6.2 Geodesy, Earth Models, and Coordinate Systems

Three Earth Surfaces

Geodesy is the science of measuring the size and shape of the earth, its gravity field, and how points are positioned on it. The FS exam tests the concepts, not advanced derivations, so you must keep three surfaces clearly separated:

1. The physical (topographic) surface - the actual rugged ground where measurements are made.
2. The geoid - an equipotential surface of the earth's gravity field that best fits global mean sea level. It is smooth but undulating because gravity varies with mass distribution. The geoid is the surface a still ocean would form, and it is the reference for orthometric heights (elevations) because water flows along it.
3. The reference ellipsoid - a smooth mathematical figure (an oblate spheroid) defined by a semi-major axis a and a flattening f. It approximates the geoid well enough for computation. GRS80 (a = 6,378,137 m, 1/f = 298.257222101) is the ellipsoid used by NAD 83 and is essentially identical to WGS 84.

The key insight: the geoid is a gravity surface, the ellipsoid is a geometric surface, and they do not coincide. Their separation at a point is the geoid undulation N.

Heights and Geoid Undulation

Because there are two reference surfaces, there are two kinds of height the FS exam contrasts constantly:

• Ellipsoid (geodetic) height, h - the distance from the ellipsoid to the point, measured along the ellipsoid normal. GNSS directly produces h. It has no physical meaning for drainage because it ignores gravity.
• Orthometric height, H - the distance from the geoid to the point along the curved plumb line. This is the elevation surveyors and engineers use; water flows downhill in H, not in h.

They are connected by the geoid undulation N through the relation h = H + N, equivalently N = h - H and H = h - N. In the conterminous US, N is negative (the geoid lies below the GRS80 ellipsoid), roughly -8 m to -53 m. Globally N varies about plus or minus 100 m. To convert a GNSS-derived ellipsoid height to a usable elevation, you apply a geoid model (in the US, GEOID18 for NAD 83(2011)/NAVD 88 work).

Three Ways to State a Position

The same point can be described three equivalent ways, and FS questions move between them:

• Geocentric / Earth-Centered, Earth-Fixed (ECEF): Cartesian X, Y, Z with the origin at the earth's center of mass, the Z-axis through the reference pole, and the X-axis through the prime meridian at the equator. GNSS solves in ECEF.
• Geodetic coordinates: latitude (phi), longitude (lambda), and ellipsoid height (h), referenced to a specific ellipsoid and datum. Latitude is measured along the ellipsoid normal, not toward the geocenter, so geodetic latitude differs slightly from geocentric latitude.
• Projected (plane) coordinates: northing and easting (e.g., State Plane or UTM) on a flat grid after a map projection.
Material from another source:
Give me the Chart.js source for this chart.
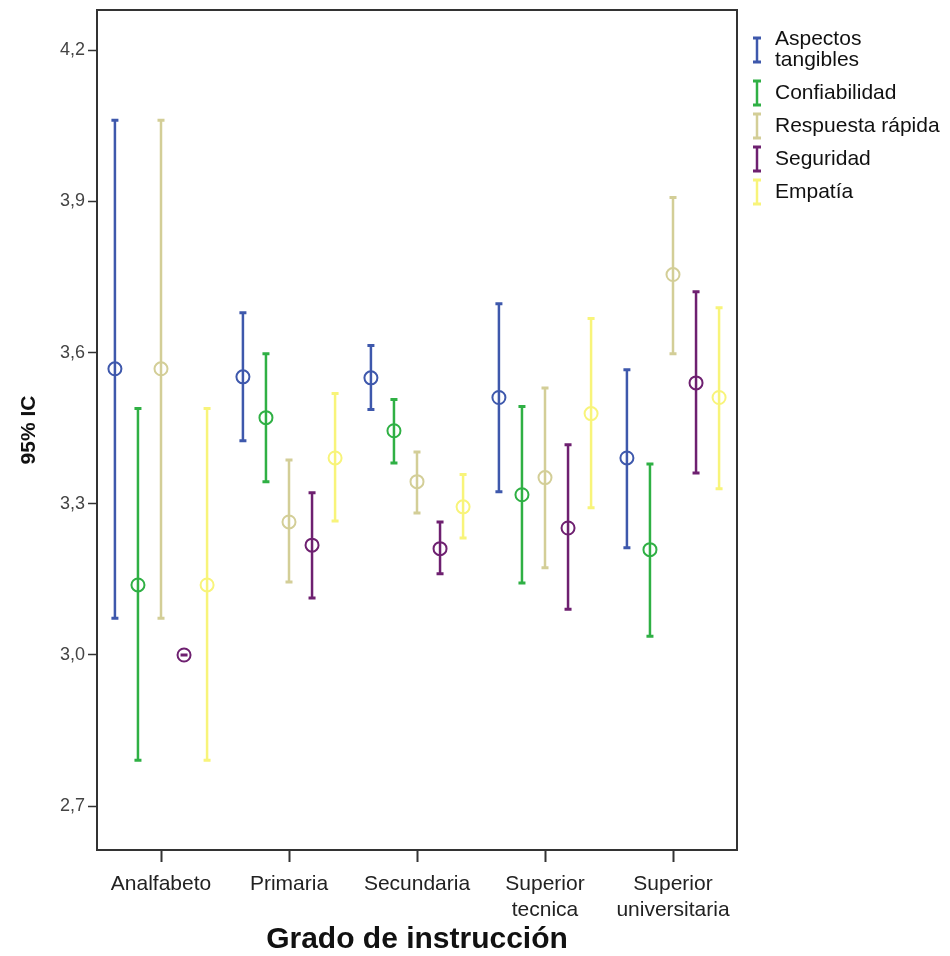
<!DOCTYPE html>
<html>
<head>
<meta charset="utf-8">
<script src="https://cdn.jsdelivr.net/npm/chart.js@4/dist/chart.umd.min.js"></script>
<style>
 html,body{margin:0;padding:0;background:#fff;}
 #wrap{position:relative;width:950px;height:956px;}
</style>
</head>
<body>
<div id="wrap"><canvas id="ciCanvas" width="950" height="956"></canvas></div>
<script>
/* ----- DATA ----- */
const categories=['Analfabeto','Primaria','Secundaria',['Superior','tecnica'],['Superior','universitaria']];
const seriesNames=[['Aspectos','tangibles'],'Confiabilidad','Respuesta rápida','Seguridad','Empatía'];
const seriesColors=['#3e58ac','#2fb044','#d3ce97','#6e2070','#f8f47a'];
const yTicks=[2.7,3.0,3.3,3.6,3.9,4.2];

const meanTangibles=[3.568,3.552,3.550,3.511,3.391];
const lowTangibles =[3.073,3.425,3.487,3.324,3.213];
const highTangibles=[4.061,3.679,3.614,3.697,3.566];

const meanConfiab=[3.139,3.471,3.445,3.318,3.209];
const lowConfiab =[2.791,3.344,3.381,3.143,3.037];
const highConfiab=[3.489,3.598,3.507,3.493,3.379];

const meanRespuesta=[3.568,3.264,3.344,3.352,3.755];
const lowRespuesta =[3.073,3.145,3.282,3.173,3.598];
const highRespuesta=[4.061,3.387,3.403,3.530,3.908];

const meanSeguridad=[3.000,3.218,3.211,3.252,3.540];
const lowSeguridad =[3.000,3.113,3.161,3.091,3.361];
const highSeguridad=[3.000,3.322,3.264,3.417,3.721];

const meanEmpatia=[3.139,3.391,3.294,3.479,3.511];
const lowEmpatia =[2.791,3.266,3.232,3.292,3.330];
const highEmpatia=[3.489,3.519,3.358,3.668,3.689];

const means=[meanTangibles,meanConfiab,meanRespuesta,meanSeguridad,meanEmpatia];
const lows=[lowTangibles,lowConfiab,lowRespuesta,lowSeguridad,lowEmpatia];
const highs=[highTangibles,highConfiab,highRespuesta,highSeguridad,highEmpatia];

const FONT="'Liberation Sans', Arial, sans-serif";
const groupStep=0.18;

/* ----- ERROR BARS + BOX + LEGEND ----- */
const errorBars={
 id:'errorBars',
 beforeDatasetsDraw(chart){
  const ctx=chart.ctx, ys=chart.scales.y;
  chart.data.datasets.forEach((ds,j)=>{
   const meta=chart.getDatasetMeta(j);
   meta.data.forEach((pt,i)=>{
    const x=pt.x;
    const yl=ys.getPixelForValue(lows[j][i]);
    const yh=ys.getPixelForValue(highs[j][i]);
    ctx.save();
    ctx.strokeStyle=seriesColors[j];
    ctx.lineWidth=2.5;
    ctx.beginPath();
    ctx.moveTo(x,yl);ctx.lineTo(x,yh);
    ctx.stroke();
    ctx.lineWidth=3;
    ctx.beginPath();
    ctx.moveTo(x-3.5,yl);ctx.lineTo(x+3.5,yl);
    ctx.moveTo(x-3.5,yh);ctx.lineTo(x+3.5,yh);
    ctx.stroke();
    ctx.restore();
   });
  });
 },
 afterDraw(chart){
  const ctx=chart.ctx, a=chart.chartArea;
  ctx.save();
  ctx.strokeStyle='#333';
  ctx.lineWidth=2;
  ctx.strokeRect(a.left,a.top,a.right-a.left,a.bottom-a.top);

  // legend
  ctx.font='21px '+FONT;
  ctx.fillStyle='#111';
  ctx.textBaseline='middle';
  let y=39;
  seriesNames.forEach((name,j)=>{
   const lines=Array.isArray(name)?name:[name];
   const cy=y+(lines.length-1)*11;
   ctx.strokeStyle=seriesColors[j];
   ctx.lineWidth=2.5;
   ctx.beginPath();
   ctx.moveTo(757,cy-12);ctx.lineTo(757,cy+12);
   ctx.stroke();
   ctx.lineWidth=3;
   ctx.beginPath();
   ctx.moveTo(753,cy-12);ctx.lineTo(761,cy-12);
   ctx.moveTo(753,cy+12);ctx.lineTo(761,cy+12);
   ctx.stroke();
   lines.forEach((t,k)=>ctx.fillText(t,775,y+k*21));
   y+=(lines.length-1)*21+33;
  });
  ctx.restore();
 }
};

/* ----- CHART ----- */
const datasets=means.map((m,j)=>({
 label:Array.isArray(seriesNames[j])?seriesNames[j].join(' '):seriesNames[j],
 data:m.map((v,i)=>({x:i+(j-2)*groupStep,y:v})),
 borderColor:seriesColors[j],
 backgroundColor:'rgba(0,0,0,0)',
 pointRadius:6.5,
 pointBorderWidth:2,
 pointHoverRadius:6.5,
 showLine:false
}));

new Chart(ciCanvas,{
 type:'scatter',
 data:{datasets},
 plugins:[errorBars],
 options:{
  responsive:false,
  animation:false,
  events:[],
  layout:{padding:{left:0,top:10,right:213,bottom:0}},
  plugins:{legend:{display:false},tooltip:{enabled:false}},
  scales:{
   x:{
    type:'linear',min:-0.5,max:4.5,
    afterBuildTicks:s=>{s.ticks=categories.map((c,i)=>({value:i}));},
    afterFit:s=>{s.height=106;s.paddingLeft=0;s.paddingRight=0;},
    grid:{drawOnChartArea:false,tickLength:12,tickColor:'#333',tickWidth:2},
    border:{display:true,color:'#333',width:2},
    ticks:{
     autoSkip:false,maxRotation:0,padding:10,
     color:'#222',font:{family:FONT,size:21},
     callback:v=>categories[v]
    },
    title:{display:true,text:'Grado de instrucción',color:'#111',
     font:{family:FONT,size:30,weight:'bold',lineHeight:1.1},padding:{top:0,bottom:0}}
   },
   y:{
    type:'linear',min:2.613,max:4.28,
    afterBuildTicks:s=>{s.ticks=yTicks.map(v=>({value:v}));},
    afterFit:s=>{s.width=97;s.paddingTop=0;s.paddingBottom=0;},
    grid:{drawOnChartArea:false,tickLength:9,tickColor:'#333',tickWidth:1.5},
    border:{display:true,color:'#333',width:2},
    ticks:{
     padding:3,color:'#444',font:{family:FONT,size:18},
     callback:v=>v.toFixed(1).replace('.',',')
    },
    title:{display:true,text:'95% IC',color:'#111',
     font:{family:FONT,size:21,weight:'bold'},padding:{top:17,bottom:0}}
   }
  }
 }
});
</script>
</body>
</html>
Converting ECEF to geodetic is a standard closed or iterative computation; converting geodetic to projected applies a map-projection formula. The exam expects you to know which description a tool produces and that a position is incomplete without its datum and height type.

Ellipsoid Parameters and GNSS Geoid Models

A reference ellipsoid is fully defined by two parameters - the semi-major axis a and a measure of polar flattening, usually the flattening f or the first eccentricity e (with e-squared = 2f - f-squared). For GRS80, a = 6,378,137 m and the inverse flattening 1/f = 298.257222101; WGS 84 shares the same a and a flattening different only in the last digits, so for survey purposes NAD 83 (GRS80) and WGS 84 ellipsoids are treated as geometrically equivalent even though their datum realizations differ at the meter level.

Geodesy reaches surveyors most directly through GNSS heighting. Because a receiver yields ellipsoid height h, every elevation derived from GNSS depends on a geoid model to supply N. The current US model for NAD 83(2011)/NAVD 88 work is GEOID18; the modernized NSRS pairs its new frames with GEOID2022. A geoid model is a grid of undulation values; the software interpolates N at the point and computes H = h - N. The accuracy of the resulting elevation is therefore limited by the accuracy of the geoid model, which is why high-precision vertical work still relies on differential leveling tied to published benchmarks.

Keeping ellipsoid, geoid, datum realization, and height type distinct is exactly the conceptual discipline the FS geodesy questions reward.